Every event I attended was a reminder of how far there was to go… how would I get a gig without press quotes?  How do you get press quotes without a gig?  How do I market myself?  Is it appropriate to just invite my friends?  Should I advertise more?  I need a website.  I need a real CD.  I need a band.  Hell, I need to sound better.  My confidence was collapsing.

In the end, though I did not complete my weekly goals necessarily, what I did do was keep making whatever progress I could since it was the only thing I had to work on (goodbye grad school apps!).  Since I had written down my goals music was always on my mind.  While this was intimidating at times it did get me to play out more often.  Things I have achieved in the 1.5 months since setting these goals:

1) Performed a 2 hour gig at a coffee house
2) Wrote a new song… started others
3) Connected with/jammed/busked with a touring musician I met at an open mic
4) Contacted a full band to record 3 professional tracks
5) Got a legitimate website up and running
6) Played at 5ish open mic nights
7) Made real money ($15) selling my demo album.

Alright, so it’s not quite what I had in mind.  But these baby steps are the necessary building blocks for the next step… performing consistently enough to start setting up real shows and build a fanbase outside of my friends.


It takes a plan


So I made the decision.  What was this actually going to take?  Everyone said it was a long road… but where did the road actually start?

I set some goals, here they are, transcribed exactly from my notebook when I set them:
OCTOBER 7TH –> Musical Goals
1. PERFORM in public once/week
*Open mics or gigs or at least 1 hour of busking
2. JAM with people at least once/week
*Sophie doesn’t count, Dylan doesn’t count
*Exchanging songs doesn’t count
3. Set up a GIG at least once/month
*Gig here defined as “formal invitation to perform in public”
4. RECORD a song once/every 2 weeks
     *Includes editing and finishing
5. Learn OR WRITE a new song once/2 weeks
*Exceptions include consistent work on a difficult song that takes longer than 2 weeks or
consistent PROGRESS on a new song (revisiting a dead end doesn’t count)

The decision


I was lounging about with a close friend of mine, expressing stress about getting into grad school in hydrology, or what it was I would study there… or, maybe I should just go to law school right?…

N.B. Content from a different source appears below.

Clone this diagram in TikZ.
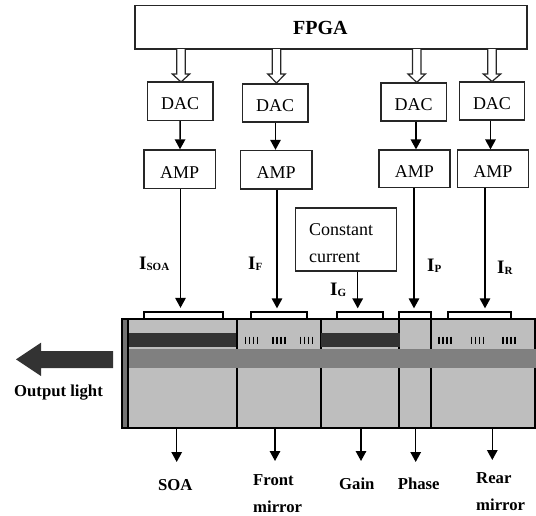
\documentclass[tikz,border=0pt]{standalone}
\usepackage{fontspec}
\setmainfont{Liberation Serif}
\usetikzlibrary{arrows.meta}
\newcommand{\Isub}[1]{I\raisebox{-1.2pt}{\fontsize{11}{11}\selectfont #1}}
\tikzset{
  x=1pt,y=-1pt,
  boxn/.style={draw=black!85,line width=1.3pt,inner sep=0pt,font=\fontsize{18}{18}\selectfont,text height=17.5pt,text depth=0pt},
  lab/.style={inner sep=0pt,anchor=base west,font=\bfseries\fontsize{16.7}{17}\selectfont},
  cur/.style={inner sep=0pt,anchor=base west,font=\bfseries\fontsize{19}{19}\selectfont},
  plain/.style={inner sep=0pt,anchor=base west,font=\fontsize{18}{18}\selectfont},
  arr/.style={draw=black,line width=1.5pt,-{Triangle[width=10.5pt,length=10pt]},shorten >=0pt},
  hollowarrow/.style={draw=black!85,line width=1.2pt,fill=white,line join=miter},
  sect/.style={draw=black,line width=2.2pt,fill=secgray,inner sep=0pt},
  pad/.style={draw=black,line width=1.8pt,fill=white,inner sep=0pt},
  tick/.style={draw=black,line width=1.5pt},
}
\definecolor{secgray}{gray}{0.745}
\definecolor{guide}{gray}{0.5}
\definecolor{active}{gray}{0.2}
\definecolor{facet}{gray}{0.45}
\newcommand{\grating}[1]{\foreach \k in {0,4,8,12}{\draw[tick] (#1+\k,336.5) -- (#1+\k,344);}}
\newcommand{\hollow}[2]{\draw[hollowarrow] (#1-4.2,49) -- (#1-4.2,74) -- (#1-8.7,74) -- (#1,#2) -- (#1+8.7,74) -- (#1+4.2,74) -- (#1+4.2,49);}
\begin{document}
\begin{tikzpicture}
\useasboundingbox (0,0) rectangle (536,515);
% top blocks
\node[draw=black!85,line width=1.3pt,minimum width=392pt,minimum height=43.5pt,inner sep=0pt] (fpga) at (331,27.2) {};
\node[inner sep=0pt,anchor=base west,font=\bfseries\fontsize{20}{20}\selectfont] (fpgat) at (293,34) {FPGA};
\node[boxn,minimum width=65.5pt,minimum height=38.5pt] (dac1) at (180.2,101.2) {DAC};
\node[boxn,minimum width=65.5pt,minimum height=38pt] (dac2) at (275.2,103) {DAC};
\node[boxn,minimum width=65.5pt,minimum height=38pt] (dac3) at (413.7,102) {DAC};
\node[boxn,minimum width=65.5pt,minimum height=38pt] (dac4) at (492,101) {DAC};
\node[boxn,minimum width=71.5pt,minimum height=38.7pt] (amp1) at (179.7,169.3) {AMP};
\node[boxn,minimum width=71.5pt,minimum height=38.5pt] (amp2) at (276.2,169.7) {AMP};
\node[boxn,minimum width=71pt,minimum height=37.7pt] (amp3) at (414.5,168.9) {AMP};
\node[boxn,minimum width=70.5pt,minimum height=37.7pt] (amp4) at (493,168.9) {AMP};
\node[draw=black!85,line width=1.3pt,minimum width=100.5pt,minimum height=63pt,inner sep=0pt] (const) at (346,239.5) {};
\node[plain] (constA) at (309,235.6) {Constant};
\node[plain] (constB) at (309,262) {current};
% hollow arrows
\hollow{181}{82}
\hollow{276.5}{83}
\hollow{416.7}{82.5}
\hollow{492}{81.5}
% device
\node[draw=black,line width=2.2pt,fill=facet,minimum width=12pt,minimum height=109pt,inner sep=0pt] (facetn) at (128,373.5) {};
\node[sect,minimum width=109pt,minimum height=109pt] (soa) at (182.5,373.5) {};
\node[sect,minimum width=84pt,minimum height=109pt] (front) at (279,373.5) {};
\node[sect,minimum width=78pt,minimum height=109pt] (gain) at (360,373.5) {};
\node[sect,minimum width=32pt,minimum height=109pt] (phase) at (415,373.5) {};
\node[sect,minimum width=104pt,minimum height=109pt] (rear) at (483,373.5) {};
% pads
\node[pad,minimum width=79.6pt,minimum height=7.5pt] (pad1) at (183.5,315.5) {};
\node[pad,minimum width=56pt,minimum height=7.5pt] (pad2) at (278.7,315.5) {};
\node[pad,minimum width=46pt,minimum height=7.5pt] (pad3) at (360.3,315.5) {};
\node[pad,minimum width=31.7pt,minimum height=7.5pt] (pad4) at (415.2,315.5) {};
\node[pad,minimum width=62.7pt,minimum height=7.5pt] (pad5) at (479.7,315.5) {};
% active layers and waveguide
\fill[active] (128.5,333) rectangle (236,347);
\fill[active] (321,333) rectangle (400,347);
\fill[guide] (128.5,349) rectangle (535.5,367.7);
\grating{245.5}\grating{273}\grating{300.5}
\grating{439}\grating{471.5}\grating{503}
% output arrow
\fill[active] (113,351) -- (41,351) -- (41,342.7) -- (16,359.4) -- (41,376) -- (41,368) -- (113,368) -- cycle;
\node[lab] (out) at (14,396.7) {Output light};
% connectors
\draw[arr] ([xshift=0pt]dac1.south) -- ([xshift=0.3pt]amp1.north);
\draw[arr] ([xshift=0.3pt]dac2.south) -- ([xshift=-0.7pt]amp2.north);
\draw[arr] ([xshift=2.3pt]dac3.south) -- ([xshift=1.5pt]amp3.north);
\draw[arr] ([xshift=-1.5pt]dac4.south) -- ([xshift=-2.5pt]amp4.north);
\draw[arr] ([xshift=0.8pt]amp1.south) -- ([xshift=-3pt,yshift=3pt]pad1.north);
\draw[arr] ([xshift=0.8pt]amp2.south) -- ([xshift=-1.7pt,yshift=2.5pt]pad2.north);
\draw[arr] ([xshift=-0.5pt]amp3.south) -- ([xshift=-1.2pt,yshift=2.5pt]pad4.north);
\draw[arr] ([xshift=-8pt]amp4.south) -- ([xshift=5.3pt,yshift=2.5pt]pad5.north);
\draw[arr] ([xshift=11.7pt]const.south) -- ([xshift=-2.6pt,yshift=2.5pt]pad3.north);
% current labels
\node[cur] (isoa) at (139,269) {\Isub{SOA}};
\node[cur] (if) at (248,269) {\Isub{F}};
\node[cur] (ig) at (330,295.7) {\Isub{G}};
\node[cur] (ip) at (427,271.7) {\Isub{P}};
\node[cur] (ir) at (497,273) {\Isub{R}};
% bottom labels
\node[lab] (lsoa) at (158,490.7) {SOA};
\node[lab] (lfronta) at (253,485) {Front};
\node[lab] (lfrontb) at (253,512.7) {mirror};
\node[lab] (lgain) at (339,489) {Gain};
\node[lab] (lphase) at (397.7,489) {Phase};
\node[lab] (lreara) at (476,483) {Rear};
\node[lab] (lrearb) at (476,510) {mirror};
\coordinate (e1) at (176.7,462);
\coordinate (e2) at (275,461);
\coordinate (e3) at (361,461);
\coordinate (e4) at (415.7,462);
\coordinate (e5) at (492.3,460);
\draw[arr] (soa.south -| e1) -- (e1);
\draw[arr] (front.south -| e2) -- (e2);
\draw[arr] (gain.south -| e3) -- (e3);
\draw[arr] (phase.south -| e4) -- (e4);
\draw[arr] (rear.south -| e5) -- (e5);
\end{tikzpicture}
\end{document}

 She interrupted me to ask why I was going into hydrology when I had very little positive things to say about my physics major.  Did I ever read science news just for the fun of it anyway?  No. I didn’t.

Then what will I do?  I wailed.  Well, she began, the only thing you seem to speak passionately about all the time is music…



So I realized that what it was going to take to give music a decent career chance was commitment.  I decided to give myself 2 years to let go of all graduate school stress, all career goal planning except… throw myself out there and give it a shot.